**MATERIAL FOR THIS EXERCISE:**
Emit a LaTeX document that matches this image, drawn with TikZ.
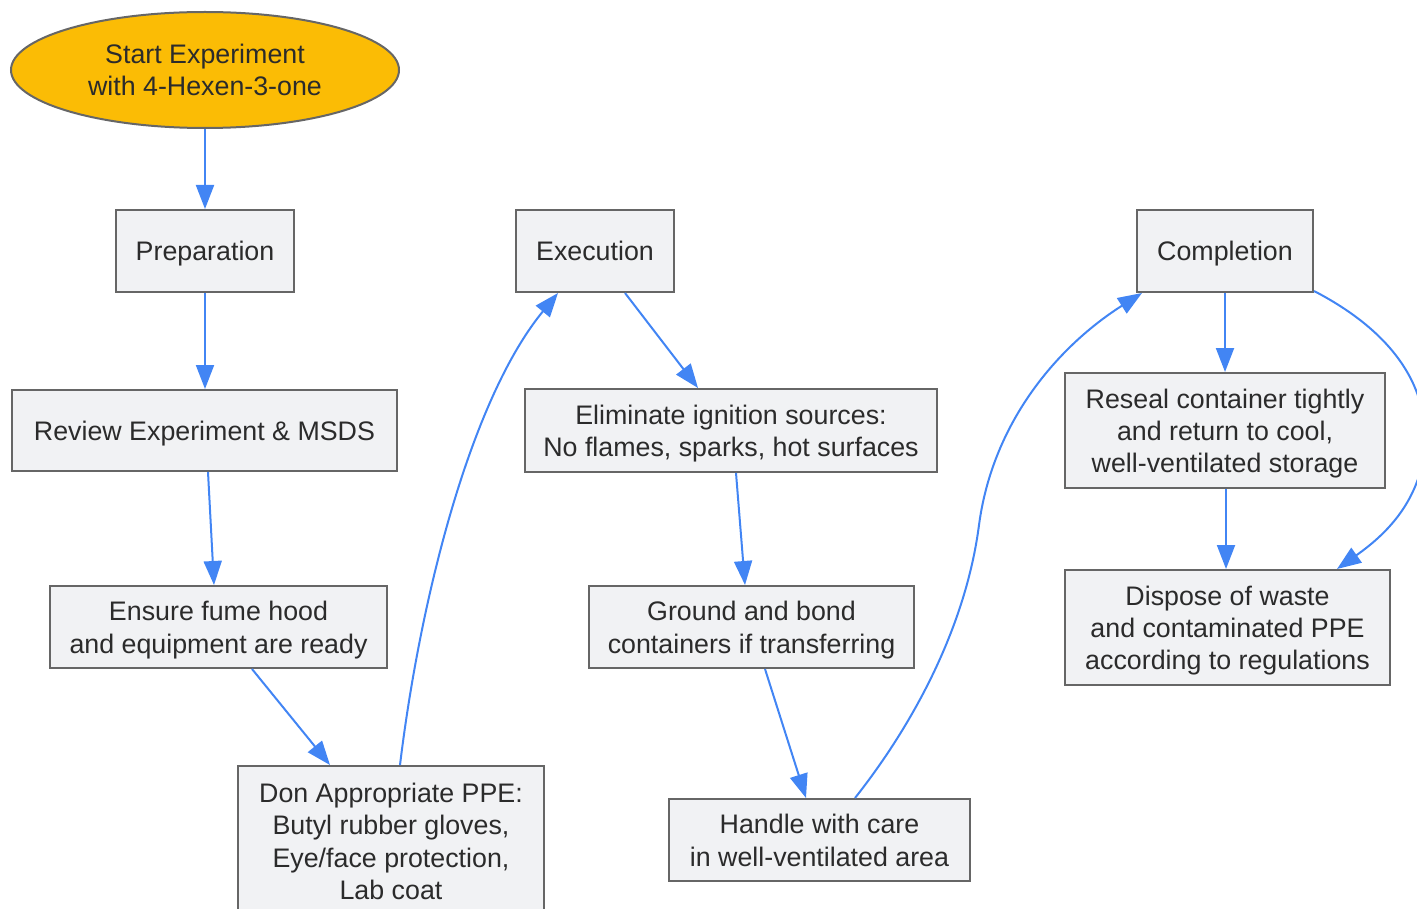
\documentclass[tikz,border=0pt]{standalone}
\usepackage{fontspec}
\setmainfont{Liberation Sans}
\usetikzlibrary{shapes.geometric,arrows.meta,calc}
\definecolor{edgeblue}{HTML}{4285F4}
\definecolor{boxfill}{HTML}{F1F2F4}
\definecolor{boxline}{HTML}{666666}
\definecolor{startfill}{HTML}{FBBC05}
\definecolor{txt}{HTML}{2B2B2B}
\newcommand\lnstrut{\rule[-3.4pt]{0pt}{16.4pt}}
\newcommand\tops{\rule{0pt}{13.3pt}}
\begin{document}
\begin{tikzpicture}[x=0.5pt,y=-0.5pt,
  base/.style={draw=boxline,line width=1pt,text=txt,align=center,inner sep=0pt,
    font=\fontsize{13.4}{16.2}\selectfont},
  stepbox/.style={base,rectangle,fill=boxfill,
    execute at begin node=\lnstrut,execute at end node=\lnstrut},
  startnode/.style={base,ellipse,fill=startfill},
  conn/.style={draw=edgeblue,line width=1pt,-{Triangle[length=12pt,width=9pt]}}]
\useasboundingbox (0,0) rectangle (1417,909);
\node[startnode,minimum width=194pt,minimum height=58pt] (start) at (205,70) {Start Experiment\\with 4-Hexen-3-one};
\node[stepbox,minimum width=89pt,minimum height=41pt] (prep) at (205,251) {Preparation};
\node[stepbox,minimum width=192.5pt,minimum height=40.5pt] (rev) at (204.5,430.5) {Review Experiment \& MSDS};
\node[stepbox,minimum width=168.5pt,minimum height=41pt] (ens) at (218.5,627) {\tops Ensure fume hood\\and equipment are ready};
\node[stepbox,minimum width=153pt,minimum height=75pt] (ppe) at (391,841) {\tops Don Appropriate PPE:\\Butyl rubber gloves,\\Eye/face protection,\\Lab coat};
\node[stepbox,minimum width=79pt,minimum height=41pt] (exec) at (595,251) {Execution};
\node[stepbox,minimum width=206pt,minimum height=41.5pt] (elim) at (731,430.5) {\tops Eliminate ignition sources:\\No flames, sparks, hot surfaces};
\node[stepbox,minimum width=162.5pt,minimum height=41pt] (ground) at (751.5,627) {\tops Ground and bond\\containers if transferring};
\node[stepbox,minimum width=150.5pt,minimum height=41pt] (handle) at (819.5,840) {\tops Handle with care\\in well-ventilated area};
\node[stepbox,minimum width=88pt,minimum height=41pt] (comp) at (1225,251) {Completion};
\node[stepbox,minimum width=160pt,minimum height=57.5pt] (reseal) at (1225,430.5) {\tops Reseal container tightly\\and return to cool,\\well-ventilated storage};
\node[stepbox,minimum width=162.5pt,minimum height=57.5pt] (disp) at (1227.5,627.5) {\tops Dispose of waste\\and contaminated PPE\\according to regulations};

\draw[conn] (start.south) -- (prep.north);
\draw[conn] (prep.south) -- (prep.south |- rev.north);
\draw[conn] ($(rev.south)+(3.5,0)$) -- ($(ens.north)+(-4.5,0)$);
\draw[conn] ($(ens.south)+(33.5,0)$) -- ($(ppe.north)+(-61,0)$);
\draw[conn] ($(ppe.north)+(9,0)$) .. controls (420,600) and (470,400) .. ($(exec.south)+(-37,0)$);
\draw[conn] ($(exec.south)+(30,0)$) -- ($(elim.north)+(-33,0)$);
\draw[conn] ($(elim.south)+(5,0)$) -- ($(ground.north)+(-6.5,0)$);
\draw[conn] ($(ground.south)+(13.5,0)$) -- ($(handle.north)+(-13.5,0)$);
\coordinate (hc) at (979,525);
\draw[conn] ($(handle.north)+(35.5,0)$) .. controls (915,722) and (966,625) .. (hc)
  .. controls (993,420) and (1060,345) .. ($(comp.south)+(-83,0)$);
\draw[conn] (comp.south) -- (reseal.north);
\draw[conn] ($(reseal.south)+(1,0)$) -- ($(disp.north)+(-1.5,0)$);
\coordinate (cr) at (1424,455);
\draw[conn] ($(comp.south east)+(0,-2)$) .. controls (1395,333) and (1432,390) .. (cr)
  .. controls (1416,505) and (1385,535) .. ($(disp.north)+(109.5,0)$);
\end{tikzpicture}
\end{document}
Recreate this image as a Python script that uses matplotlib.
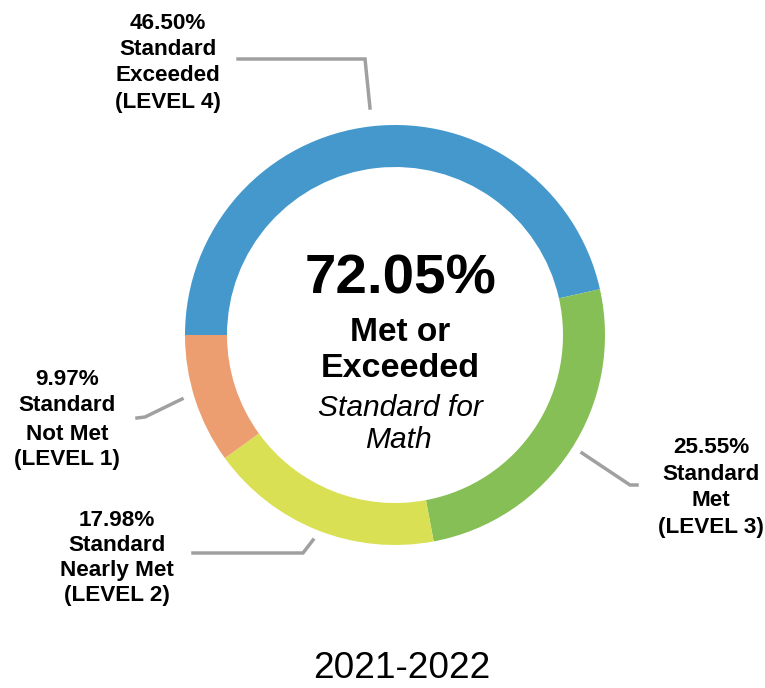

**WORK TO BE COMPLETED:** Return each line that includes "with".

**FULL ANSWER:**
Emit a LaTeX document that matches this image, drawn with TikZ.
\node[startnode,minimum width=194pt,minimum height=58pt] (start) at (205,70) {Start Experiment\\with 4-Hexen-3-one};
\node[stepbox,minimum width=150.5pt,minimum height=41pt] (handle) at (819.5,840) {\tops Handle with care\\in well-ventilated area};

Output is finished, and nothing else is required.